Exercise prompt — Pictures are not part of the copy. Retype the lines from the first one through the line that contains "depth = [5, 15, 25, 35, 45, 55]".
____
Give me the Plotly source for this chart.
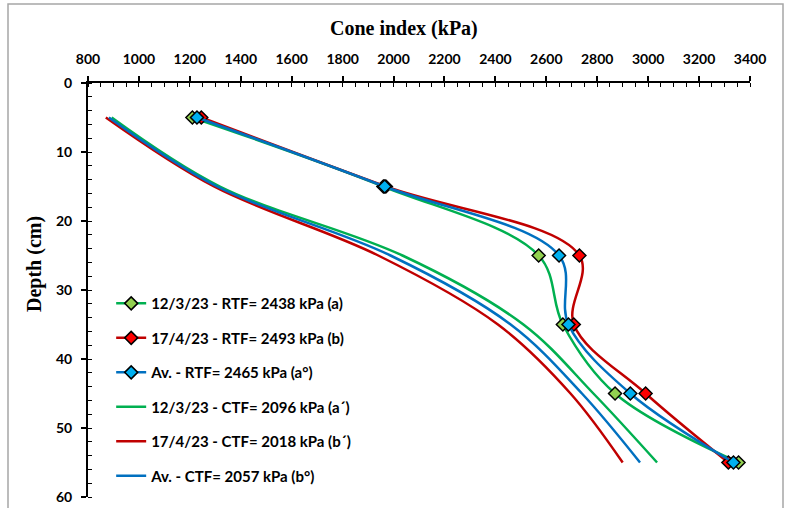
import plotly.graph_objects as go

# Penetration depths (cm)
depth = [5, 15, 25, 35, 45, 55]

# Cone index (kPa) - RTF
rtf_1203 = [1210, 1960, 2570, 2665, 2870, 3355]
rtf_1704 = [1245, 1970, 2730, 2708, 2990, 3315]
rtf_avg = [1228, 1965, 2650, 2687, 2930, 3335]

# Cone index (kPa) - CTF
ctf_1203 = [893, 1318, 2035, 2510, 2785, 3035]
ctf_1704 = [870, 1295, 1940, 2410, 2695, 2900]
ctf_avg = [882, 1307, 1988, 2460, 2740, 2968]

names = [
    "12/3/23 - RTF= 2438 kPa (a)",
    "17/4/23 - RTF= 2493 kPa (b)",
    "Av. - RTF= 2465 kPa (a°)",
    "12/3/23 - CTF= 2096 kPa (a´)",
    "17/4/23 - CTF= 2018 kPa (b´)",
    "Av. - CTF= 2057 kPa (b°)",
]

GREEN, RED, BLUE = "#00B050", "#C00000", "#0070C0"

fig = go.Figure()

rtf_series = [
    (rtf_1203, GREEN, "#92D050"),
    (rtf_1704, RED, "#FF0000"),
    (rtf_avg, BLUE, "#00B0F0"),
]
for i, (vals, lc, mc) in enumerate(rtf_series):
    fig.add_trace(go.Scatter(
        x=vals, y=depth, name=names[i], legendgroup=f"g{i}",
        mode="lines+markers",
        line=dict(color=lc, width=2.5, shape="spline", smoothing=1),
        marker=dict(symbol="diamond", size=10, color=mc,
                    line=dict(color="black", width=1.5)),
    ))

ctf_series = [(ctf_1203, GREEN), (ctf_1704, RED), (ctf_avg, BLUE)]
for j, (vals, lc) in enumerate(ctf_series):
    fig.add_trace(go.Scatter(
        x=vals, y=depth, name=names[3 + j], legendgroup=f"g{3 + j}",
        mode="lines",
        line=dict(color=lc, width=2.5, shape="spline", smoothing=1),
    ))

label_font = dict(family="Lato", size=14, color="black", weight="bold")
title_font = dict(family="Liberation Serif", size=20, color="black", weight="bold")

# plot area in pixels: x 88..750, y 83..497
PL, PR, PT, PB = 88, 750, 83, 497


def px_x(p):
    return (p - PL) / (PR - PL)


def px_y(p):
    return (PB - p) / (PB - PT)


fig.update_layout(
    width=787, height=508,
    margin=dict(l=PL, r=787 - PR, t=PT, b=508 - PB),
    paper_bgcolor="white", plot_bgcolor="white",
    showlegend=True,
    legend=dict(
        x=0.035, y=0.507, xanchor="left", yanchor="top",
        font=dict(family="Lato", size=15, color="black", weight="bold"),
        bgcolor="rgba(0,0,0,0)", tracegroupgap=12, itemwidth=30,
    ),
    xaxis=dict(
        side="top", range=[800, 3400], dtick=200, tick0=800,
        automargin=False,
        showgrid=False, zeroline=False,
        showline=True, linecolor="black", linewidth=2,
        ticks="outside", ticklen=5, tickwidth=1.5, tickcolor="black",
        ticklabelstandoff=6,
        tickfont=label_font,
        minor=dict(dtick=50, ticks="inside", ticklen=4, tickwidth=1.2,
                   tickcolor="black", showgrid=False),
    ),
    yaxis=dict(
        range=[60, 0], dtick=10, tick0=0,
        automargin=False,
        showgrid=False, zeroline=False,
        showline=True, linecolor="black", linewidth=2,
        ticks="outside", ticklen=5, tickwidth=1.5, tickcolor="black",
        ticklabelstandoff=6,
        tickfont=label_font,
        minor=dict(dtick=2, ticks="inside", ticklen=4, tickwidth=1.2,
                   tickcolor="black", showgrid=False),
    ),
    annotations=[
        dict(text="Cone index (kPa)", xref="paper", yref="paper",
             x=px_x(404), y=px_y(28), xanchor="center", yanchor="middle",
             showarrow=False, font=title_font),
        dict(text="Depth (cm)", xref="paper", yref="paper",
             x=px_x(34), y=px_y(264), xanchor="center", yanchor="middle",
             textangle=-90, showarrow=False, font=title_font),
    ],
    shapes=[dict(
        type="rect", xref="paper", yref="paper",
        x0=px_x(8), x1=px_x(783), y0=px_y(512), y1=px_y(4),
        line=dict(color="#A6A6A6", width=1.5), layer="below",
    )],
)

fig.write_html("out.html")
____
The output —
Give me the Plotly source for this chart.
import plotly.graph_objects as go

# Penetration depths (cm)
depth = [5, 15, 25, 35, 45, 55]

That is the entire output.